-- BEGIN Exercise materials --

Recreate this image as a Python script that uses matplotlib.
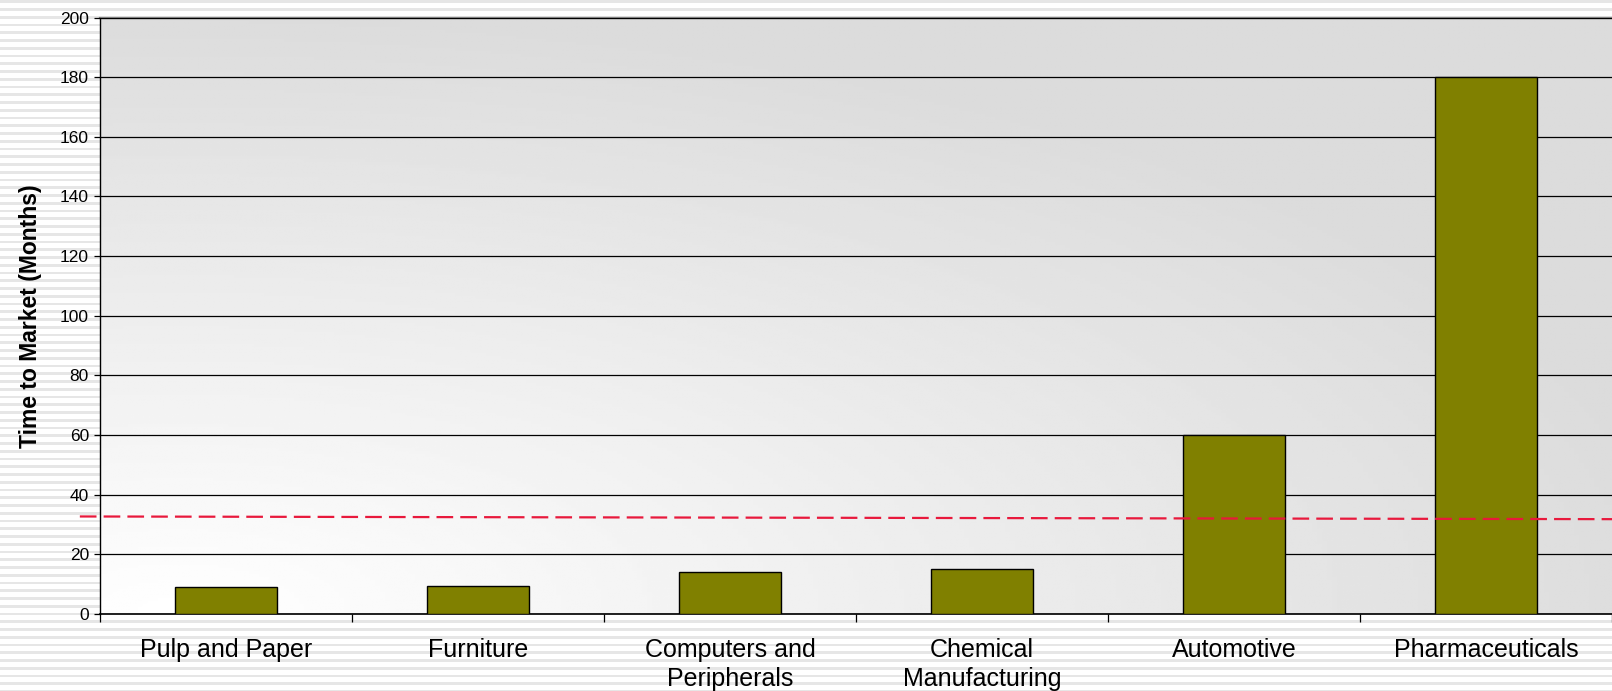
import matplotlib
matplotlib.use("Agg")
import matplotlib.pyplot as plt
import numpy as np

plt.rcParams['font.family'] = ['Liberation Sans', 'DejaVu Sans']

# data
industries = ['Pulp and Paper', 'Furniture', 'Computers and\nPeripherals',
              'Chemical\nManufacturing', 'Automotive', 'Pharmaceuticals']
months = [9, 9.5, 14, 15, 60, 180]
# red dashed reference line (value at left end, value at right end)
ref_line = [32.7, 31.8]

W, H = 1612, 691
fig = plt.figure(figsize=(W / 100, H / 100), dpi=100)

# striped slide background
bg = fig.add_axes([0, 0, 1, 1], zorder=-10)
rows = np.arange(H)
phase = (rows % 7.75)
stripe = np.where(phase < 2.6, 0.90, 1.0)
bg.imshow(np.tile(stripe[:, None], (1, 4)), cmap='gray', vmin=0, vmax=1,
          aspect='auto', interpolation='nearest', extent=[0, 1, 0, 1])
bg.axis('off')

ax = fig.add_axes([100 / W, 77 / H, 1 - 100 / W, (614 - 17.5) / H])
x = np.arange(len(industries))
ax.set_xlim(-0.5, len(industries) - 0.5)
ax.set_ylim(0, 200)

# gradient plot area (light at bottom left, grey to top and right)
gx, gy = np.meshgrid(np.linspace(0, 1, 300), np.linspace(0, 1, 200))
r = np.clip(np.sqrt((gx - 0.05) ** 2 + gy ** 2), 0, 1)
grad = 1.0 - r * (1.0 - 0xdc / 255)
ax.imshow(grad, cmap='gray', vmin=0, vmax=1, aspect='auto', origin='lower',
          extent=[-0.5, len(industries) - 0.5, 0, 200], zorder=0)

ax.set_yticks(np.arange(0, 201, 20))
ax.yaxis.grid(True, color='black', linewidth=0.9, zorder=1)
ax.set_axisbelow(False)
ax.grid(False, axis='x')

ax.bar(x, months, width=0.405, color='#808000', edgecolor='black',
       linewidth=1.0, zorder=3)

ax.plot([-0.58, len(industries) - 0.5], ref_line, color='#e8193c',
        linewidth=1.6, linestyle=(0, (7.5, 3.2)), clip_on=False, zorder=4)

ax.set_xticks(x)
ax.set_xticklabels(industries, fontsize=18, linespacing=1.3)
ax.set_xticks(np.arange(-0.5, len(industries), 1), minor=True)
ax.tick_params(axis='x', which='major', length=0, pad=17)
ax.tick_params(axis='x', which='minor', length=6, width=0.9, color='black')
ax.tick_params(axis='y', length=4, width=0.9, labelsize=12.5, pad=4)

ax.set_ylabel('Time to Market (Months)', fontsize=16.5, fontweight='bold',
              labelpad=13)

for s in ['right']:
    ax.spines[s].set_visible(False)
ax.spines['top'].set_color('#808080')
ax.spines['top'].set_linewidth(1.6)
ax.spines['left'].set_color('black')
ax.spines['bottom'].set_color('black')
ax.spines['bottom'].set_linewidth(1.2)
ax.spines['left'].set_linewidth(1.0)

fig.savefig('out.png', dpi=100, facecolor='white')
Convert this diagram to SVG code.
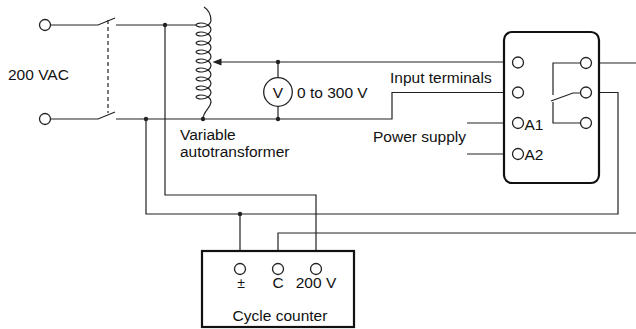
<svg xmlns="http://www.w3.org/2000/svg" width="636" height="329" viewBox="0 0 636 329">
<defs>
<style>
.w{fill:none;stroke:#222;stroke-width:1.2}
.t{fill:#fff;stroke:#222;stroke-width:1.3}
.d{fill:#222}
.box{fill:#fff;stroke:#111;stroke-width:2.2}
text{font-family:"Liberation Sans",Arial,sans-serif;font-size:15.5px;fill:#111}
text.pm{font-size:14px}
</style>
</defs>
<rect width="636" height="329" fill="#fff"/>
<g id="connectors">
<path class="w" d="M50.5,25 H98 L115,18 M116,25 H196"/>
<path class="w" d="M50.5,119 H98 L115,112 M116,119 H392 V92.5 H512.5"/>
<path class="w" d="M108,20 V113" stroke-dasharray="4,3"/>
<path class="w" d="M165,25 V195 H316 V263.5"/>
<path class="w" d="M146,119 V214 H618 V92.5 H591.5"/>
<path class="w" d="M240,214 V263.5"/>
<path class="w" d="M636,233 H278 V263.5"/>
<path class="w" d="M221,62 H512.5"/>
<path fill="#222" d="M212.5,62 L221.5,58.5 L221.5,65.5 Z"/>
<path class="w" d="M278,62 V77.7 M278,106.3 V119"/>
<path class="w" d="M467,123 H512.5 M467,154 H512.5"/>
<path class="w" d="M591.5,63 H636"/>
<circle class="d" cx="165" cy="25" r="2.2"/>
<circle class="d" cx="146" cy="119" r="2.2"/>
<circle class="d" cx="203" cy="119" r="2.2"/>
<circle class="d" cx="278" cy="62" r="2.2"/>
<circle class="d" cx="278" cy="119" r="2.2"/>
<circle class="d" cx="240" cy="214" r="2.2"/>
</g>
<g id="source">
<circle class="t" cx="45" cy="25" r="5.5"/>
<circle class="t" cx="45" cy="119" r="5.5"/>
<text x="8" y="80">200 VAC</text>
</g>
<g id="autotransformer">
<path class="w" d="M204,7 C207,9 211,12 211,20.5
c0,2.844 -3.6,5.5 -7.5,6.25 c-4,0.75 -7.5,-0.405 -7.5,-1.75 c0,-1.345 3.6,-2.5 7.5,-1.75 c4,0.75 7.5,3.406 7.5,6.25
c0,2.844 -3.6,5.5 -7.5,6.25 c-4,0.75 -7.5,-0.405 -7.5,-1.75 c0,-1.345 3.6,-2.5 7.5,-1.75 c4,0.75 7.5,3.406 7.5,6.25
c0,2.844 -3.6,5.5 -7.5,6.25 c-4,0.75 -7.5,-0.405 -7.5,-1.75 c0,-1.345 3.6,-2.5 7.5,-1.75 c4,0.75 7.5,3.406 7.5,6.25
c0,2.844 -3.6,5.5 -7.5,6.25 c-4,0.75 -7.5,-0.405 -7.5,-1.75 c0,-1.345 3.6,-2.5 7.5,-1.75 c4,0.75 7.5,3.406 7.5,6.25
c0,2.844 -3.6,5.5 -7.5,6.25 c-4,0.75 -7.5,-0.405 -7.5,-1.75 c0,-1.345 3.6,-2.5 7.5,-1.75 c4,0.75 7.5,3.406 7.5,6.25
c0,2.844 -3.6,5.5 -7.5,6.25 c-4,0.75 -7.5,-0.405 -7.5,-1.75 c0,-1.345 3.6,-2.5 7.5,-1.75 c4,0.75 7.5,3.406 7.5,6.25
c0,2.844 -3.6,5.5 -7.5,6.25 c-4,0.75 -7.5,-0.405 -7.5,-1.75 c0,-1.345 3.6,-2.5 7.5,-1.75 c4,0.75 7.5,3.406 7.5,6.25
c0,2.844 -3.6,5.5 -7.5,6.25 c-4,0.75 -7.5,-0.405 -7.5,-1.75 c0,-1.345 3.6,-2.5 7.5,-1.75 c4,0.75 7.5,3.406 7.5,6.25
c0,2.844 -3.6,5.5 -7.5,6.25 c-4,0.75 -7.5,-0.405 -7.5,-1.75 c0,-1.345 3.6,-2.5 7.5,-1.75 c4,0.75 7.5,3.406 7.5,6.25
C211,108 203,111 203,119"/>
<text x="180" y="140">Variable</text>
<text x="180" y="157">autotransformer</text>
</g>
<g id="voltmeter">
<circle class="t" cx="278" cy="92" r="14.3"/>
<text x="278" y="97.5" text-anchor="middle">V</text>
<text x="297" y="98">0 to 300 V</text>
</g>
<g id="relay">
<rect class="box" x="504" y="32" width="95" height="151" rx="8"/>
<circle class="t" cx="518" cy="62.5" r="5.5"/>
<circle class="t" cx="518" cy="92.5" r="5.5"/>
<circle class="t" cx="518" cy="123" r="5.5"/>
<circle class="t" cx="518" cy="154" r="5.5"/>
<path class="w" d="M580.5,63 H553 V95 M553,102 V123 H580.5 M551,101 L573,93 H580.5"/>
<circle class="t" cx="586" cy="63" r="5.5"/>
<circle class="t" cx="586" cy="92.5" r="5.5"/>
<circle class="t" cx="586" cy="123" r="5.5"/>
<text x="524.5" y="129.5">A1</text>
<text x="524.5" y="160">A2</text>
<text x="390" y="83">Input terminals</text>
<text x="373" y="142">Power supply</text>
</g>
<g id="counter">
<rect class="box" x="202" y="251" width="152" height="76"/>
<circle class="t" cx="240" cy="269" r="5.5"/>
<circle class="t" cx="278" cy="269" r="5.5"/>
<circle class="t" cx="316" cy="269" r="5.5"/>
<text class="pm" x="241" y="288" text-anchor="middle">±</text>
<text x="278" y="288" text-anchor="middle">C</text>
<text x="316" y="288" text-anchor="middle">200 V</text>
<text x="280" y="320.5" text-anchor="middle">Cycle counter</text>
</g>
</svg>
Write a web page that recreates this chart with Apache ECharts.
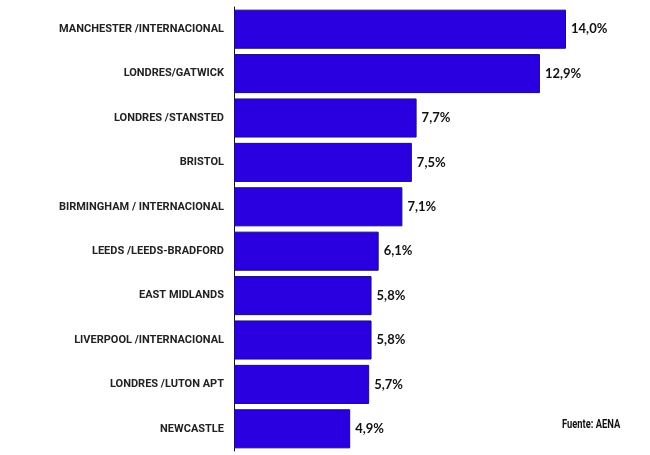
<!DOCTYPE html>
<html>
<head>
<meta charset="utf-8">
<script src="https://cdn.jsdelivr.net/npm/echarts@6/dist/echarts.min.js"></script>
<style>
  html, body { margin: 0; padding: 0; background: #fff; }
  #chart { width: 650px; height: 455px; }
</style>
</head>
<body>
<div id="chart"></div>
<script>
// aeropuertos, de arriba abajo
const airports = [
  'MANCHESTER /INTERNACIONAL',
  'LONDRES/GATWICK',
  'LONDRES /STANSTED',
  'BRISTOL',
  'BIRMINGHAM / INTERNACIONAL',
  'LEEDS /LEEDS-BRADFORD',
  'EAST MIDLANDS',
  'LIVERPOOL /INTERNACIONAL',
  'LONDRES /LUTON APT',
  'NEWCASTLE'
];
const shares = [14.0, 12.9, 7.7, 7.5, 7.1, 6.1, 5.8, 5.8, 5.7, 4.9];
const source = 'Fuente: AENA';

const chart = echarts.init(document.getElementById('chart'));

chart.setOption({
  animation: false,
  grid: { left: 234, right: 10, top: 7, bottom: 4 },
  xAxis: {
    type: 'value',
    min: 0,
    max: 17.12,
    show: false
  },
  yAxis: {
    type: 'category',
    inverse: true,
    data: airports,
    axisLine: { show: true, lineStyle: { color: '#111', width: 1 } },
    axisTick: { show: false },
    axisLabel: {
      color: '#222',
      fontFamily: 'Roboto',
      fontWeight: 'bold',
      fontSize: 11,
      margin: 10
    }
  },
  series: [{
    type: 'bar',
    data: shares,
    barCategoryGap: '12%',
    itemStyle: { color: '#2b00e0', borderColor: '#1a0a80', borderWidth: 1 },
    label: {
      show: true,
      position: 'right',
      distance: 5,
      color: '#111',
      fontFamily: 'Lato',
      fontWeight: 'bold',
      fontSize: 13,
      formatter: p => p.value.toFixed(1).replace('.', ',') + '%'
    }
  }],
  graphic: [{
    type: 'text',
    x: 562,
    y: 418,
    scaleX: 0.72,
    style: {
      text: source,
      fill: '#111',
      font: 'bold 13px Roboto, sans-serif'
    }
  }]
});
</script>
</body>
</html>
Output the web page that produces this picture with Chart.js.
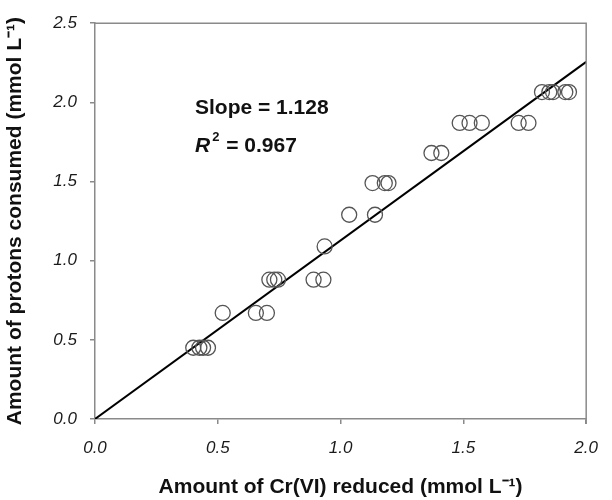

-- END Exercise materials --

• **Exercise instructions**:
From the material above, gather all lines that include the string "with" and copy them.

• **Task result**:
Write a web page that recreates this chart with Apache ECharts.
Output the web page that produces this picture with Chart.js.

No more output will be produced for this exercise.